Dwindling demand for steel from the auto and construction industries in Europe and increased competition from China have curbed prices and squeezed profit margins as producers grapple with surplus capacity. ArcelorMittal (MT), the biggest steelmaker, last month posted the lowest quarterly profit in three years.

Kloeckner said it is ahead of plan with a restructuring program that involves eliminating more than 1,800 jobs, or 16 percent of its workforce. “We responded in a timely fashion to yet another steep drop in steel demand in Europe by significantly stepping up our restructuring program,” Chief Executive Officer Gisbert Ruehl said in the statement. “More than two-thirds of the measures are already implemented.”

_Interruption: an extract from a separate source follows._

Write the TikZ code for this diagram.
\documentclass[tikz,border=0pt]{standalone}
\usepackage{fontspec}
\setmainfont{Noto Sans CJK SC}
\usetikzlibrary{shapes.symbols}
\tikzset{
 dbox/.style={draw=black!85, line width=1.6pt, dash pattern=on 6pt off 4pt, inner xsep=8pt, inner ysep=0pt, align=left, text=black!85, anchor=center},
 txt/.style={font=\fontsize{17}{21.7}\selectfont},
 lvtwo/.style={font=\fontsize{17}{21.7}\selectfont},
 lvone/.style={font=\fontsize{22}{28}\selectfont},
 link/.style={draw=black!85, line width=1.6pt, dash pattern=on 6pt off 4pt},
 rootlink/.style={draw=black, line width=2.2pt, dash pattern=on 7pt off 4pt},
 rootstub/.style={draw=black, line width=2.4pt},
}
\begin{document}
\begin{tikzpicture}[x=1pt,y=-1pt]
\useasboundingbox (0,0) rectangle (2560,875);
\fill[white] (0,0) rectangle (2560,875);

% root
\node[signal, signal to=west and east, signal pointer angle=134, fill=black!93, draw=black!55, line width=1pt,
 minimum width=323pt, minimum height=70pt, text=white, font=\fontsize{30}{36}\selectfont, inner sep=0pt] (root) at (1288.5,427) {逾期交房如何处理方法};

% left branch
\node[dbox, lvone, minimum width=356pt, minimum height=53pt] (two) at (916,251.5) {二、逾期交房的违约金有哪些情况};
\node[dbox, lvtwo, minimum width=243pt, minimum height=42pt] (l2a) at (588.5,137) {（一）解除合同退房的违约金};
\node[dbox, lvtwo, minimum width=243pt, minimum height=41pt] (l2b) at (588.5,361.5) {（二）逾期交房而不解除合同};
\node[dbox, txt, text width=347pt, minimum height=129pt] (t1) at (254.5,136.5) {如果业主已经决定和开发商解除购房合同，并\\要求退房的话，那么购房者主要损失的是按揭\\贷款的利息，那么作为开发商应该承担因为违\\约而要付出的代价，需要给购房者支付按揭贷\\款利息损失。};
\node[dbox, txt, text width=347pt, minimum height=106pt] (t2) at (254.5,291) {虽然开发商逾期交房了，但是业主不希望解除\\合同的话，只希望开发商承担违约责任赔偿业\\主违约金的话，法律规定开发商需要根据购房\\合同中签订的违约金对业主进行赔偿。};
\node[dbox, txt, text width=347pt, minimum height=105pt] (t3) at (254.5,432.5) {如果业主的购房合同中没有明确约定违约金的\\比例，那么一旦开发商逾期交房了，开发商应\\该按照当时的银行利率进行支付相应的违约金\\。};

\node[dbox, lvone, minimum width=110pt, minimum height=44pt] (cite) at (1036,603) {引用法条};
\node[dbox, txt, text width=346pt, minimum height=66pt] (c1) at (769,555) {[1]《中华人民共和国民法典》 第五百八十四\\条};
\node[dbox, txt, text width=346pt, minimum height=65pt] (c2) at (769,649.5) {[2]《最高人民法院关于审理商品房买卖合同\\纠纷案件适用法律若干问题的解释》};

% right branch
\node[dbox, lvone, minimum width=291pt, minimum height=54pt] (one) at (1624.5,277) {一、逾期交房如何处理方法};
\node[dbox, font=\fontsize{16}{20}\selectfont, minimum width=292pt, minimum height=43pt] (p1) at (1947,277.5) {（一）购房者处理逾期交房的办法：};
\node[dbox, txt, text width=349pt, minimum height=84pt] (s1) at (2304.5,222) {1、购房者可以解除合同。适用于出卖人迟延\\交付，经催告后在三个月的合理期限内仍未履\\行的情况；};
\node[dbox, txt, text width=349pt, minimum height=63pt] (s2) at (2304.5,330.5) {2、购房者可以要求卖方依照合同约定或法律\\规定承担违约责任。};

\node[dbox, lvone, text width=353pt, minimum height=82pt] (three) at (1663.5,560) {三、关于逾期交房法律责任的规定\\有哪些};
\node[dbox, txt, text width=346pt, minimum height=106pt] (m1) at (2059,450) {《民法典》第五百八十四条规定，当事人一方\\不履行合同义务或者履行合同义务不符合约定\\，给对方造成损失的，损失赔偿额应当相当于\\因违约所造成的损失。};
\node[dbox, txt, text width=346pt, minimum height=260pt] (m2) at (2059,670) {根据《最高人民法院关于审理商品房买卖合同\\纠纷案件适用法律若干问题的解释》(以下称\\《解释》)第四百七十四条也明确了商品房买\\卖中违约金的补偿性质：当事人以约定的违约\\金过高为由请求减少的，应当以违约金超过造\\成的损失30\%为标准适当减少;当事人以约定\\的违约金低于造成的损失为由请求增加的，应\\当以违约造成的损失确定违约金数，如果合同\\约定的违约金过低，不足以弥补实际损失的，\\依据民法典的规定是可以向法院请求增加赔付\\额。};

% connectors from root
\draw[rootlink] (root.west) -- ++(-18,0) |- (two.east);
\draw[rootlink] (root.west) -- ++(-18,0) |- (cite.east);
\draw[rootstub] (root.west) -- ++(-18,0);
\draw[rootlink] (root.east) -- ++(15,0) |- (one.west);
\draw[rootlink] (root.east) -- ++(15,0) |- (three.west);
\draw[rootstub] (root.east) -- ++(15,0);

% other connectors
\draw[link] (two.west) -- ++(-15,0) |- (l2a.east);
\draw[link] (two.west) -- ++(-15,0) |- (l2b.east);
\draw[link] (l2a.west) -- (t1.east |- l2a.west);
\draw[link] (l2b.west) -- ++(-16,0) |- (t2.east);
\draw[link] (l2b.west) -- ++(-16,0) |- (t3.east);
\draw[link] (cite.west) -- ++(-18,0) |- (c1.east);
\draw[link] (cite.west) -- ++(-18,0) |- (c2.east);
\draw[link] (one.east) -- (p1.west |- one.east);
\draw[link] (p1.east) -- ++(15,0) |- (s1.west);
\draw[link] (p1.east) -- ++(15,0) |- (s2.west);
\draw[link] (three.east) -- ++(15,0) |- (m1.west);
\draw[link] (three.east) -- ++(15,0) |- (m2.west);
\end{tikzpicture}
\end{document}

Kloeckner closed up 0.7 percent to 11.50 euros in Frankfurt, the highest level for more than 11 months.

Full-year Ebitda excluding restructuring costs fell 39 percent to 139 million euros, meeting a forecast of 130 million euros to 140 million euros.

Americas Sales

The steel trader projects Ebitda of 30 million euros to 40 million euros in the first quarter and of about 200 million euros for the full year. It expects a net profit for 2013, Kloeckner said, without giving a figure.

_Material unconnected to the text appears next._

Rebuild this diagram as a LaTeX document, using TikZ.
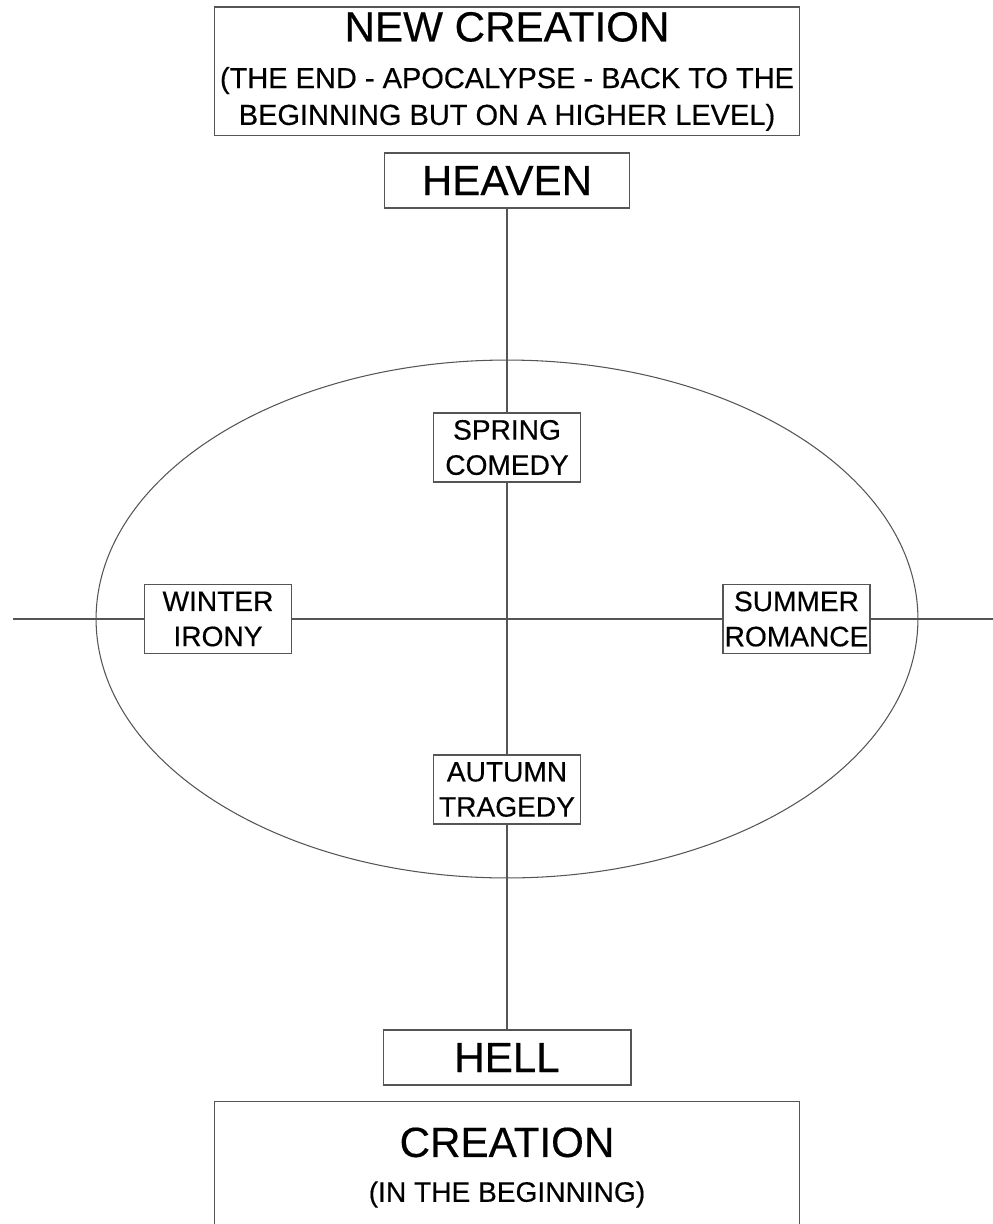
\documentclass[tikz,border=0pt]{standalone}
\usepackage{fontspec}
\setmainfont{Liberation Sans}[FakeBold=0.4]
\usetikzlibrary{positioning}
\definecolor{LineGray}{RGB}{85,85,85}

\begin{document}
\begin{tikzpicture}[x=0.02cm,y=-0.02cm,line width=0.6pt,
  box/.style={draw=LineGray,fill=white,inner sep=0pt,align=center},
  realm/.style={box,minimum width=4.9cm,minimum height=1.1cm,font=\fontsize{24}{28}\selectfont},
  season/.style={box,minimum width=2.94cm,minimum height=1.38cm,font=\fontsize{16}{20}\selectfont},
  wide/.style={box,minimum width=11.7cm,font=\fontsize{16.5}{21}\selectfont}]
\useasboundingbox (0,0) rectangle (993,1224);
\coordinate (o) at (507,619);
\coordinate (west) at (13,619);
\coordinate (east) at (993,619);
\draw[LineGray] (o) ellipse [x radius=8.22cm,y radius=5.18cm];
\node[realm] (heaven) at (507,180.5) {HEAVEN};
\node[realm,minimum width=4.96cm] (hell) at (507,1057.5) {HELL};
\node[wide,minimum height=2.58cm,above=0.32cm of heaven] (newcreation) {{\fontsize{24}{28}\selectfont NEW CREATION}\\[5.5pt](THE END - APOCALYPSE - BACK TO THE\\BEGINNING BUT ON A HIGHER LEVEL)};
\node[wide,minimum height=2.66cm,below=0.3cm of hell] (creation) {{\fontsize{24}{28}\selectfont CREATION}\\[4.5pt]{\fontsize{16}{20}\selectfont (IN THE BEGINNING)}};
\node[season] (spring) at (507,447.5) {SPRING\\COMEDY};
\node[season] (autumn) at (507,789.5) {AUTUMN\\TRAGEDY};
\node[season] (winter) at (218,619) {WINTER\\IRONY};
\node[season] (summer) at (796.5,619) {SUMMER\\ROMANCE};
\draw[LineGray] (heaven) -- (spring) -- (autumn) -- (hell);
\draw[LineGray] (west) -- (winter) -- (summer) -- (east);
\end{tikzpicture}
\end{document}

Kloeckner reported 2012 sales of 7.4 billion euros, up from 7.1 billion euros. The company will continue to shift from Europe to the Americas, “with significantly more than 40 percent of turnover already to be generated in the Americas segment in 2013,” it said.

The net loss widened to 121 million euros in the fourth quarter from 27 million euros a year earlier. The loss on an Ebitda basis was 35 million euros, compared with a profit of 14 million euros a year earlier.

“The fourth quarter was better than expected, the outlook for the first quarter is worse than expected,” Ingo-Martin Schachel, an analyst at Commerzbank AG, said by phone from Frankfurt. The forecast for the full year is in line with his estimates, he said.

Interfer Holding GmbH, which owns competitor Knauf Interfer SE, said last month it bought a 7.82 percent stake in Kloeckner. Interfer, owned by Dortmund-based entrepreneur Albrecht Knauf, is now the company’s largest shareholder, according to data compiled by Bloomberg.

Interfer said in a meeting March 1 that it “supports the Kloeckner & Co. management board’s strategy of expanding activities in the USA in parallel with systematic restructuring in European markets,” according to Kloeckner. “Any other link- up with Kloeckner & Co was not a topic.”